### Aim of the task
From the very first line of the data to the line containing "const referenceLevel = 1.0;", retype everything exactly, leaving the pictures behind.

%%

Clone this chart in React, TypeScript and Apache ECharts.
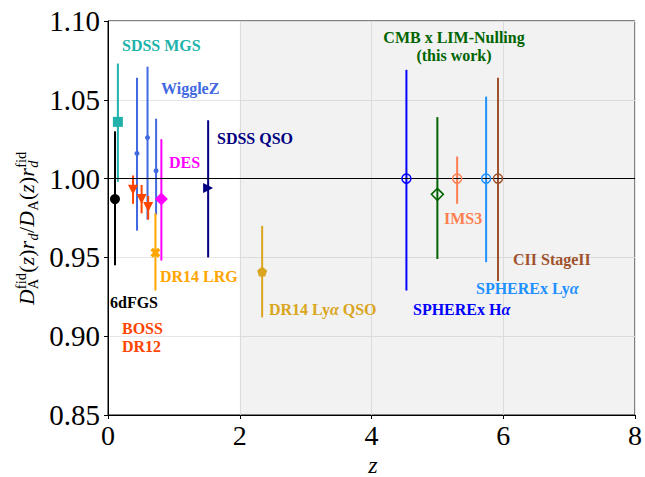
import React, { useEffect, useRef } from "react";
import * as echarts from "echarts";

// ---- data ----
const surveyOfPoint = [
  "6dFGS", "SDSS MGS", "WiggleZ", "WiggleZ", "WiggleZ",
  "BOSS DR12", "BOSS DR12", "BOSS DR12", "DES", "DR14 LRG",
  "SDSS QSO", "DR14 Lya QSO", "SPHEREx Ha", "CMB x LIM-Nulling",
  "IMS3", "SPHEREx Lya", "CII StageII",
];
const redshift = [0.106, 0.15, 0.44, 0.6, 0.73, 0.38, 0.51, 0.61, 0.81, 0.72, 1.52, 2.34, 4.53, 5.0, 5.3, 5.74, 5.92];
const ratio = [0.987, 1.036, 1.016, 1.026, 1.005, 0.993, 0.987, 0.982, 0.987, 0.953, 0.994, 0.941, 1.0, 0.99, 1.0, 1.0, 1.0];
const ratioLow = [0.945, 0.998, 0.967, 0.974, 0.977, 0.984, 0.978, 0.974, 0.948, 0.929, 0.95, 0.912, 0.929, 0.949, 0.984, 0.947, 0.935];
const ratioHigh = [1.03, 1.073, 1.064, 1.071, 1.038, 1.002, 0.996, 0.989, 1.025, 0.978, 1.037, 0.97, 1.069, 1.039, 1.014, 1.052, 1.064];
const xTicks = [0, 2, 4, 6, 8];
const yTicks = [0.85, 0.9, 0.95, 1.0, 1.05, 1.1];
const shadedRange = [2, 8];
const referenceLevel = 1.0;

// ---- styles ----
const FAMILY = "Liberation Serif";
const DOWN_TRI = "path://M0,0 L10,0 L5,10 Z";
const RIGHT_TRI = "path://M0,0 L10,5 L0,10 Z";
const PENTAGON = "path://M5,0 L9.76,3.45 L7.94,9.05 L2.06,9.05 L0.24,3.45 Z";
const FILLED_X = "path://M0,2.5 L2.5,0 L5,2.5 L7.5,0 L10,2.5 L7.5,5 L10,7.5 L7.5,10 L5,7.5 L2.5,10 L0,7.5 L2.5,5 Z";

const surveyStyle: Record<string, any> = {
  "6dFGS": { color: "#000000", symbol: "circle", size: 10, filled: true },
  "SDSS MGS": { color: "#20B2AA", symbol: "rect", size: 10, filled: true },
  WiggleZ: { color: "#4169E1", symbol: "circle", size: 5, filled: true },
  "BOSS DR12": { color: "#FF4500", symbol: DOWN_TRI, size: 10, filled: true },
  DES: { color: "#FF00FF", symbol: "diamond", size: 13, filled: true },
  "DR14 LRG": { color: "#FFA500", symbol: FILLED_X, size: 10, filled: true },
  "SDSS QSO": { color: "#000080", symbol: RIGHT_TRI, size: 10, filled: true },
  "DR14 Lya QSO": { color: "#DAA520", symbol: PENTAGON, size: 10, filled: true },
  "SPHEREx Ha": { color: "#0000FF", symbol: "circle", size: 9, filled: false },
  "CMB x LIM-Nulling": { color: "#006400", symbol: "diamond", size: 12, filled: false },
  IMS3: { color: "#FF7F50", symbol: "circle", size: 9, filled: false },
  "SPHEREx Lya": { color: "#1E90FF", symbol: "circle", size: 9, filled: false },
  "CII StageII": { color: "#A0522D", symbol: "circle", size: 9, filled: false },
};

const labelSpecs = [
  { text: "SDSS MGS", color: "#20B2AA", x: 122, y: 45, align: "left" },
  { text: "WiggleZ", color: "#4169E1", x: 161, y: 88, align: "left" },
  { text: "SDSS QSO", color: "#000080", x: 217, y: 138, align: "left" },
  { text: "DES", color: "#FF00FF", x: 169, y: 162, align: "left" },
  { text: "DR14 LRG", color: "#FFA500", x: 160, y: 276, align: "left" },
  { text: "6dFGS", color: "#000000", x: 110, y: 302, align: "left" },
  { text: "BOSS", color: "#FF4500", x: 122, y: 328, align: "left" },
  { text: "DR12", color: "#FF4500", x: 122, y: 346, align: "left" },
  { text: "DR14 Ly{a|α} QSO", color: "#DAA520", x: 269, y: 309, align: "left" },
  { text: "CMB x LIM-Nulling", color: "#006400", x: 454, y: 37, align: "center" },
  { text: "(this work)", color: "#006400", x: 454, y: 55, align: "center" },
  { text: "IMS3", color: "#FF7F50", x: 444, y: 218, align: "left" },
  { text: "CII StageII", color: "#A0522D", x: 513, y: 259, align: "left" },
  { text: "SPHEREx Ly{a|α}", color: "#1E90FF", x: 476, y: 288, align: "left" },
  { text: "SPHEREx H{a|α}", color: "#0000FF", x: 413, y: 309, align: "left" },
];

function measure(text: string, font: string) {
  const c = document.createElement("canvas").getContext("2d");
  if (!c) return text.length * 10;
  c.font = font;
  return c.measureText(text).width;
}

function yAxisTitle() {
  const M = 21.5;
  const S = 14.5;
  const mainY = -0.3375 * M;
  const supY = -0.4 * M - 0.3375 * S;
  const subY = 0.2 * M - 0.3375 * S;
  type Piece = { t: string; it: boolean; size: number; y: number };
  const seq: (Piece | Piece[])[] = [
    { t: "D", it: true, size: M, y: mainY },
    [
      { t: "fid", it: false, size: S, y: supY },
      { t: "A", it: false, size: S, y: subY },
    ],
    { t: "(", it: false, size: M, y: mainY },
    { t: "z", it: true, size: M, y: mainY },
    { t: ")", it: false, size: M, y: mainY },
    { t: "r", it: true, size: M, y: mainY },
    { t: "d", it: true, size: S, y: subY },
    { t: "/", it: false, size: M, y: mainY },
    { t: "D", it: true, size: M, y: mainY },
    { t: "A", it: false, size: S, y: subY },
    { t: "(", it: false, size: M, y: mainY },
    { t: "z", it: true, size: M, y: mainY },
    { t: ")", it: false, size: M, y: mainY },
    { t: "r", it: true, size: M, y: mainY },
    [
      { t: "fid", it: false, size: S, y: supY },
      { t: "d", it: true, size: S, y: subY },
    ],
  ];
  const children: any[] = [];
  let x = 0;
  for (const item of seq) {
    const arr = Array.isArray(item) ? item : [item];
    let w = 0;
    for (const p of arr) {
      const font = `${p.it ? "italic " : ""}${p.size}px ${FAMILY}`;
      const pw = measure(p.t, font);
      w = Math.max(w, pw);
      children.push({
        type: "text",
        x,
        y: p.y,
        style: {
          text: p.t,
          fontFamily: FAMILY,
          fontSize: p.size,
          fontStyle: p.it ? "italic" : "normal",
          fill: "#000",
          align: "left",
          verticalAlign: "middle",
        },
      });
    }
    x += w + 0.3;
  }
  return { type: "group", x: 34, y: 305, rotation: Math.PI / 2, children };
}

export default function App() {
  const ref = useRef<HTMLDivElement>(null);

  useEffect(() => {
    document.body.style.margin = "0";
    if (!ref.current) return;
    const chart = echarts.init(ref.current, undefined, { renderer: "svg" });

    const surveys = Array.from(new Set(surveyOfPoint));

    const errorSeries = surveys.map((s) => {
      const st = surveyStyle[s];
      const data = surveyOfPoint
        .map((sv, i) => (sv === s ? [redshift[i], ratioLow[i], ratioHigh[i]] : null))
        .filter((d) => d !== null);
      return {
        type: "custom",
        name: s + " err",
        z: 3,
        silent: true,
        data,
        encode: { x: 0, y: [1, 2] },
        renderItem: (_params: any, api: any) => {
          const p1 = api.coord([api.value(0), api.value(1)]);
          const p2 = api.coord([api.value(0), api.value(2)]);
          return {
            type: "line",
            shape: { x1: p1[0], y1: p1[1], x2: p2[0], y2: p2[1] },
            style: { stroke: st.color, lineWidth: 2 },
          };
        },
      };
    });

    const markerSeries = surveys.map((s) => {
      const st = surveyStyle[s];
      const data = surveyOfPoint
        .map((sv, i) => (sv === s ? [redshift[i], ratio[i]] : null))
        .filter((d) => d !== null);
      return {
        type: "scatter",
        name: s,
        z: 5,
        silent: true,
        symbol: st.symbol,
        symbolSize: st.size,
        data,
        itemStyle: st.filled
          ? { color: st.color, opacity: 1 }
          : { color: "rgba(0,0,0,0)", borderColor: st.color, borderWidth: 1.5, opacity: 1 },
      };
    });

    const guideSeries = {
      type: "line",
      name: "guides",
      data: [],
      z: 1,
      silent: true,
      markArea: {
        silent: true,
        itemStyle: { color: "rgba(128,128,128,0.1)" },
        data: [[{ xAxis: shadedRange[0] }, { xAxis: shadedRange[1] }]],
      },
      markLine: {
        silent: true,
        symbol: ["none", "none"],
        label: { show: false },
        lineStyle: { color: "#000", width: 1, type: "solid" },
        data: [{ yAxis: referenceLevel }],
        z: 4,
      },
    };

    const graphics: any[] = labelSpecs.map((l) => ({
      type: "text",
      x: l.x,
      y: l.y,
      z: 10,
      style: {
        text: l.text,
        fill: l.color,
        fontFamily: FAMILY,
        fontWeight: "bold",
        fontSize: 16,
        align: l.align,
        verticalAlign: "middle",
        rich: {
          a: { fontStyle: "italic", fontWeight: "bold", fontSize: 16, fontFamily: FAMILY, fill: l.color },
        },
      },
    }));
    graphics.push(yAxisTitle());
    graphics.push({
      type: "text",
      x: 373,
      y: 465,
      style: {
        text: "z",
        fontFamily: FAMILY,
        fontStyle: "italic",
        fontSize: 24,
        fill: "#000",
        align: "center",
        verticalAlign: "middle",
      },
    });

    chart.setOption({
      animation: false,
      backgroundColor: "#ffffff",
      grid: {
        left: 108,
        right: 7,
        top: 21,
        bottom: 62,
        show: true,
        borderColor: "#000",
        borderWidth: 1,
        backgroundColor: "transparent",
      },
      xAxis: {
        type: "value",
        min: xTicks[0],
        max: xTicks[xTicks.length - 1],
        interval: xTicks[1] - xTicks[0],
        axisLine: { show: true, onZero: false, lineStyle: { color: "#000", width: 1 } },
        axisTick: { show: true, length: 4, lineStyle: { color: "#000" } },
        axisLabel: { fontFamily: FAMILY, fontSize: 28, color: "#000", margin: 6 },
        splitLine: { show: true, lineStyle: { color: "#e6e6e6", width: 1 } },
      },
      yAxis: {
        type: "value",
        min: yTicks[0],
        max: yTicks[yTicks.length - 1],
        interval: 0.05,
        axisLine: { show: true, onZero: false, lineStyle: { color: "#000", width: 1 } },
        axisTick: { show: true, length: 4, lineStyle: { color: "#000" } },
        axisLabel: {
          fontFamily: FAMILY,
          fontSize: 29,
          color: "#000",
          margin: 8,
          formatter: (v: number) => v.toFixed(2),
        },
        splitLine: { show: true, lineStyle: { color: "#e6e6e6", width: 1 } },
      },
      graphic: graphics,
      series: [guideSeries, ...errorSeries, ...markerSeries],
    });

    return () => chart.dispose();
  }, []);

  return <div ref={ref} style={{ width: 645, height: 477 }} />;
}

%%

### Response for this exercise
Clone this chart in React, TypeScript and Apache ECharts.
import React, { useEffect, useRef } from "react";
import * as echarts from "echarts";

// ---- data ----
const surveyOfPoint = [
  "6dFGS", "SDSS MGS", "WiggleZ", "WiggleZ", "WiggleZ",
  "BOSS DR12", "BOSS DR12", "BOSS DR12", "DES", "DR14 LRG",
  "SDSS QSO", "DR14 Lya QSO", "SPHEREx Ha", "CMB x LIM-Nulling",
  "IMS3", "SPHEREx Lya", "CII StageII",
];
const redshift = [0.106, 0.15, 0.44, 0.6, 0.73, 0.38, 0.51, 0.61, 0.81, 0.72, 1.52, 2.34, 4.53, 5.0, 5.3, 5.74, 5.92];
const ratio = [0.987, 1.036, 1.016, 1.026, 1.005, 0.993, 0.987, 0.982, 0.987, 0.953, 0.994, 0.941, 1.0, 0.99, 1.0, 1.0, 1.0];
const ratioLow = [0.945, 0.998, 0.967, 0.974, 0.977, 0.984, 0.978, 0.974, 0.948, 0.929, 0.95, 0.912, 0.929, 0.949, 0.984, 0.947, 0.935];
const ratioHigh = [1.03, 1.073, 1.064, 1.071, 1.038, 1.002, 0.996, 0.989, 1.025, 0.978, 1.037, 0.97, 1.069, 1.039, 1.014, 1.052, 1.064];
const xTicks = [0, 2, 4, 6, 8];
const yTicks = [0.85, 0.9, 0.95, 1.0, 1.05, 1.1];
const shadedRange = [2, 8];
const referenceLevel = 1.0;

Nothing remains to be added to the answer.